Erst lieferte sich die Islamische Republik den härtesten und offensten Wahlkampf ihrer Geschichte, dann präsentierte das regimetreue Innenministerium am Morgen nach dem Urnengang mit Rekordbeteiligung ein Endergebnis, das zum Himmel stinkt. Bereits eine halbe Stunde vor Schließung der Wahllokale erklärte die staatliche Nachrichtenagentur Irna "Doktor Ahmadinedschad" zum Sieger. Kurz danach offenbarte der oberste Wahlleiter als ersten Zwischenstand eine Zwei-Drittel-Mehrheit für den Präsidenten. Dabei blieb es.

Durchaus möglich, dass Amtsinhaber Ahmadinedschad in der ersten Runde tatsächlich die meisten Stimmen hat auf sich vereinigen können. Doch nach dem Eindruck der gewaltigen Menschenkette, die Anhänger des konservativen Kandidaten Hussein Mussawi, des wichtigsten Herausforderers des Präsidenten, gebildet hatten, wollte das Regime offenbar auf keinen Fall eine Stichwahl riskieren. So trat es mit dem märchenhaften Ergebnis für seinen Vormann die Flucht nach vorne an. Seitdem entlädt sich die Empörung über diesen dreisten Coup in Straßenschlachten, wie sie die Islamische Republik seit mehr als zehn Jahren nicht mehr erlebt hat.

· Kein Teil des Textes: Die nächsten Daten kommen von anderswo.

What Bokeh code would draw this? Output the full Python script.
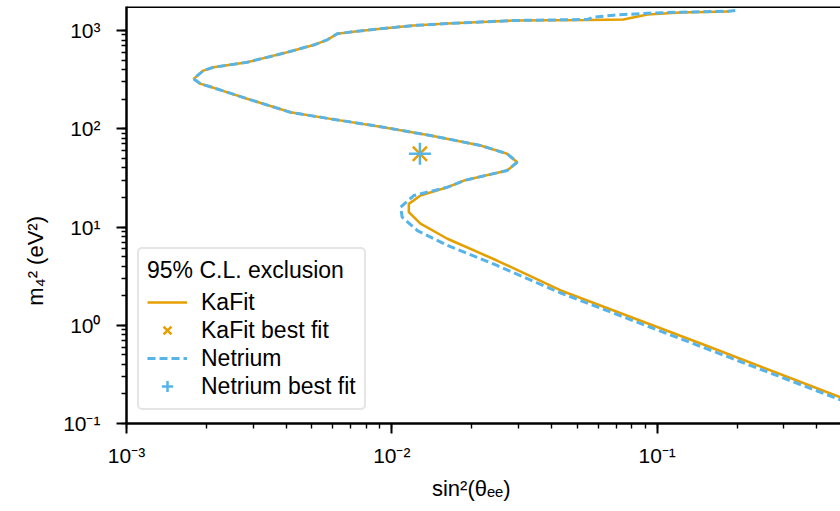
import numpy as np
from bokeh.plotting import figure
from bokeh.models import (Range1d, LogTicker, CustomJSTickFormatter, Legend, LegendItem, Span, Title)
from bokeh.embed import file_html
from bokeh.resources import INLINE

# --- data ---
kafit_x = [0.186, 0.1225, 0.092, 0.0746, 0.0547, 0.0288, 0.01622, 0.01208, 0.00905, 0.00742,
           0.00622, 0.00571, 0.00515, 0.00404, 0.00285, 0.00213, 0.00195, 0.00179, 0.00190,
           0.00213, 0.00285, 0.00415, 0.00588, 0.00905, 0.0140, 0.0216, 0.0272, 0.0297,
           0.0272, 0.0187, 0.0162, 0.01282, 0.01159, 0.01159, 0.01282, 0.0162, 0.0249,
           0.0433, 0.146, 0.491, 1.0]
kafit_y = [1561, 1525, 1456, 1294, 1279, 1264, 1178, 1124, 1041, 984,
           925, 804, 721, 601, 475, 423, 391, 322, 287,
           261, 202, 147, 126, 105, 85.3, 67.6, 55.6, 45.7,
           37.6, 29.7, 25.4, 20.9, 17.2, 14.2, 10.8, 7.59, 4.56,
           2.26, 0.652, 0.185, 0.091]

netrium_x = [0.197, 0.186, 0.1225, 0.092, 0.0686, 0.0575, 0.0547, 0.0288, 0.01622, 0.01208,
             0.00905, 0.00742, 0.00622, 0.00571, 0.00515, 0.00404, 0.00285, 0.00213, 0.00195,
             0.00179, 0.00190, 0.00213, 0.00285, 0.00415, 0.00588, 0.00905, 0.0140, 0.0216,
             0.0272, 0.0297, 0.0272, 0.0187, 0.0162, 0.0121, 0.01079, 0.01094, 0.01248,
             0.0162, 0.0249, 0.0433, 0.146, 0.491, 1.0]
netrium_y = [1600, 1571, 1535, 1501, 1432, 1366, 1295, 1264, 1178, 1124,
             1041, 984, 925, 804, 721, 601, 475, 423, 391,
             322, 287, 261, 202, 147, 126, 105, 85.3, 67.6,
             55.6, 45.7, 37.6, 29.7, 25.4, 20.9, 15.9, 12.6, 9.20,
             6.49, 4.06, 2.13, 0.608, 0.174, 0.085]

kafit_best_x = [0.01276]
kafit_best_y = [55.6]
netrium_best_x = [0.01276]
netrium_best_y = [55.6]

x_limits = (1e-3, 0.491)
y_limits = (0.1, 1755)

x_label = "sin\u00b2(\u03b8\u2091\u2091)"
y_label = "m\u2084\u00b2 (eV\u00b2)"

ORANGE = "#E69F00"
BLUE = "#56B4E9"
FONT = "Liberation Sans"
NBSP = "\u00a0"

p = figure(x_axis_type="log", y_axis_type="log",
           frame_width=714, frame_height=417,
           min_border_left=126, min_border_right=0, min_border_top=6, min_border_bottom=86,
           x_range=Range1d(*x_limits), y_range=Range1d(*y_limits),
           output_backend="svg", toolbar_location=None)

p.grid.visible = False
p.outline_line_color = None
p.background_fill_color = "white"
p.border_fill_color = "white"

xax = p.xaxis[0]
yax = p.yaxis[0]

# top spine
p.add_layout(Span(location=y_limits[1], dimension="width", line_color="black", line_width=3))

fmt = CustomJSTickFormatter(code="""
const sup = {'-':'\u207b','0':'\u2070','1':'\u00b9','2':'\u00b2','3':'\u00b3','4':'\u2074',
             '5':'\u2075','6':'\u2076','7':'\u2077','8':'\u2078','9':'\u2079'};
const e = Math.round(Math.log10(tick));
return '10' + String(e).split('').map(c => sup[c]).join('');
""")

for ax in (xax, yax):
    ax.ticker = LogTicker(num_minor_ticks=10)
    ax.formatter = fmt
    ax.axis_line_width = 2.5
    ax.axis_line_color = "black"
    ax.major_tick_line_color = "black"
    ax.minor_tick_line_color = "black"
    ax.major_tick_line_width = 2
    ax.minor_tick_line_width = 1.4
    ax.major_tick_out = 10
    ax.major_tick_in = 0
    ax.minor_tick_out = 5
    ax.minor_tick_in = 0
    ax.major_label_text_font = FONT
    ax.major_label_text_font_size = "21px"
    ax.major_label_text_color = "black"

xax.major_label_standoff = 10
yax.major_label_standoff = 16

# axis titles as side titles; trailing no-break spaces shift the centred text
p.add_layout(Title(text=x_label + NBSP * 4, align="center", standoff=8,
                   text_font=FONT, text_font_size="22px", text_font_style="normal",
                   text_color="black"), "below")
p.add_layout(Title(text=y_label + NBSP * 15, align="center", standoff=25,
                   text_font=FONT, text_font_size="22px", text_font_style="normal",
                   text_color="black"), "left")

r_k = p.line(kafit_x, kafit_y, line_color=ORANGE, line_width=2.5)
r_n = p.line(netrium_x, netrium_y, line_color=BLUE, line_width=3, line_dash="8 4")
r_kb = p.scatter(kafit_best_x, kafit_best_y, marker="x", size=20, line_color=ORANGE, line_width=2.5)
r_nb = p.scatter(netrium_best_x, netrium_best_y, marker="cross", size=22, line_color=BLUE, line_width=2.5)

legend = Legend(items=[
    LegendItem(label="KaFit", renderers=[r_k]),
    LegendItem(label="KaFit best fit", renderers=[r_kb]),
    LegendItem(label="Netrium", renderers=[r_n]),
    LegendItem(label="Netrium best fit", renderers=[r_nb]),
], location=(11, 13), title="95% C.L. exclusion")
legend.title_text_font = FONT
legend.title_text_font_size = "23px"
legend.title_text_font_style = "normal"
legend.title_text_color = "black"
legend.title_standoff = 4
legend.label_text_font = FONT
legend.label_text_font_size = "23px"
legend.label_text_color = "black"
legend.label_standoff = 14
legend.glyph_width = 40
legend.glyph_height = 28
legend.label_height = 28
legend.spacing = 0
legend.padding = 8
legend.margin = 0
legend.border_line_color = "#cccccc"
legend.border_line_width = 2
legend.background_fill_alpha = 0.85
if "border_radius" in Legend.properties():
    legend.border_radius = 5
p.add_layout(legend, "center")

open("out.html", "w").write(file_html(p, INLINE))
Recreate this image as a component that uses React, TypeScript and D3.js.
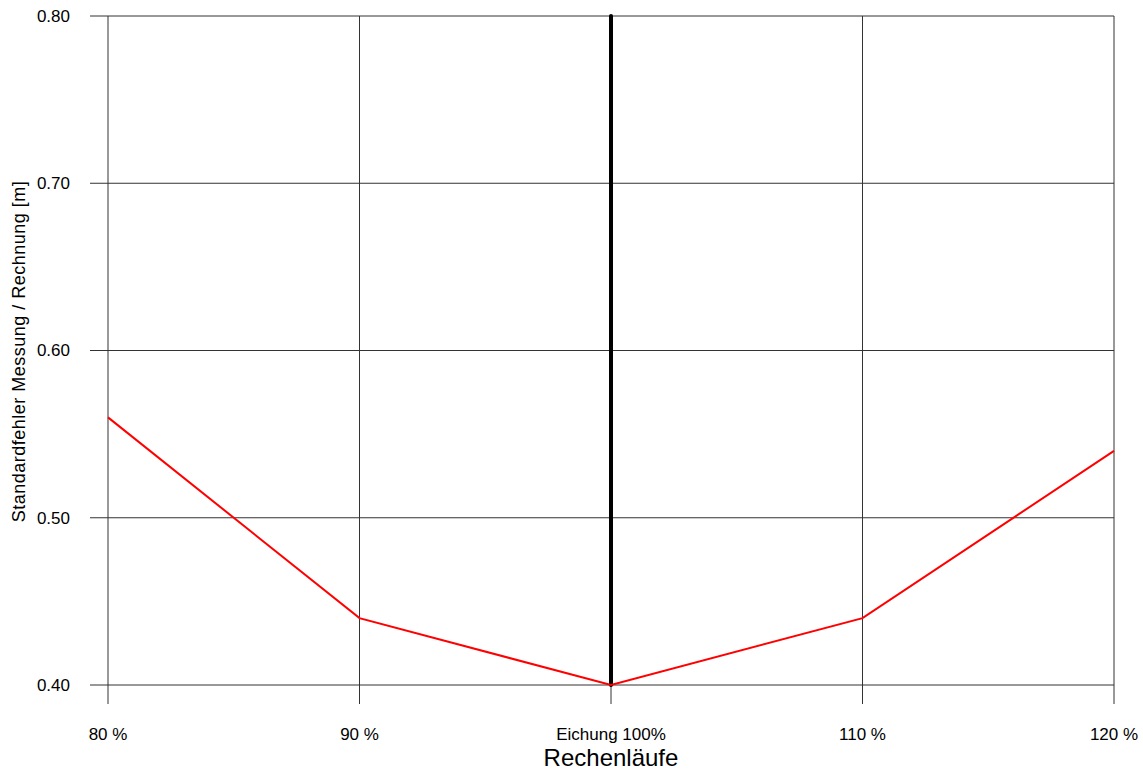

Jede Menge Unregelmäßigkeiten

Die Wahl war eine durchsichtige Inszenierung, eine Art Billigkopie der Wahlabende in großen Demokratien mit ihren frühen, präzisen Hochrechnungen. Nur fehlen im Iran für solch komplexe Prognosen alle Voraussetzungen. Es gibt keine repräsentativen Meinungsumfragen, es gibt keine Nachwahlbefragungen und es gibt keine entsprechenden Computerprogramme.

Was es allerdings gab, waren jede Menge Unregelmäßigkeiten. Beobachter der Opposition wurden am Zugang zu den Wahllokalen gehindert. SMS und Internet - die beiden wichtigsten Kommunikationsplattformen der Reformer - funktionierten nicht oder nur schlecht. Es wurden 13 Millionen mehr Stimmzettel gedruckt, als es Wahlberechtigte im Iran gibt. Und von den 45.000 Wahlurnen waren 14.000 "mobil". Sie waren eigentlich gedacht für Krankenhäuser und Altersheime, wurden diesmal aber eingesetzt in Hunderten von Kasernen der Revolutionären Garden, der Armee und der Basij-Milizen, um dort "Stimmen" einzusammeln.

[…]

Eine Neuwahl zu erzwingen, ist unwahrscheinlich

Der internationalen Staatengemeinschaft hat das dubiose Ergebnis den Umgang mit dem Iran nicht erleichtert. Dass die betrogenen Herausforderer und ihre Anhänger eine Neuwahl erzwingen können, ist eher unwahrscheinlich. So sind die moderaten Kräfte auf Jahre zurückgeworfen, nimmt die Macht der Hardliner stärker diktatorische Züge an. Dennoch könnte Ahmadinedschad auf Washington in Zukunft geschmeidiger reagieren, weil auch er weiß, dass Obama wegen seines weltweiten Prestiges in der Lage ist, wirklich schmerzhafte Sanktionen zu organisieren.

Das schärfste Instrument hat der UN-Sicherheitsrat bisher gegen Teheran noch nicht eingesetzt: einen Lieferstopp für Benzin. Der viertgrößte Ölexporteur der Welt kann nur zwei Drittel seines Spritbedarfs aus eigenen Raffinerien decken. Den Rest muss er im Ausland kaufen. Würde dieser Hahn zugedreht, wäre wohl das ganze Volk auf den Barrikaden.

Das Regime in Teheran musste eine Stichwahl fürchten. Sie hätte der Opposition weiteren Auftrieb gegeben. Also riefen die Hardliner den Amtsinhaber gleich zum Sieger aus.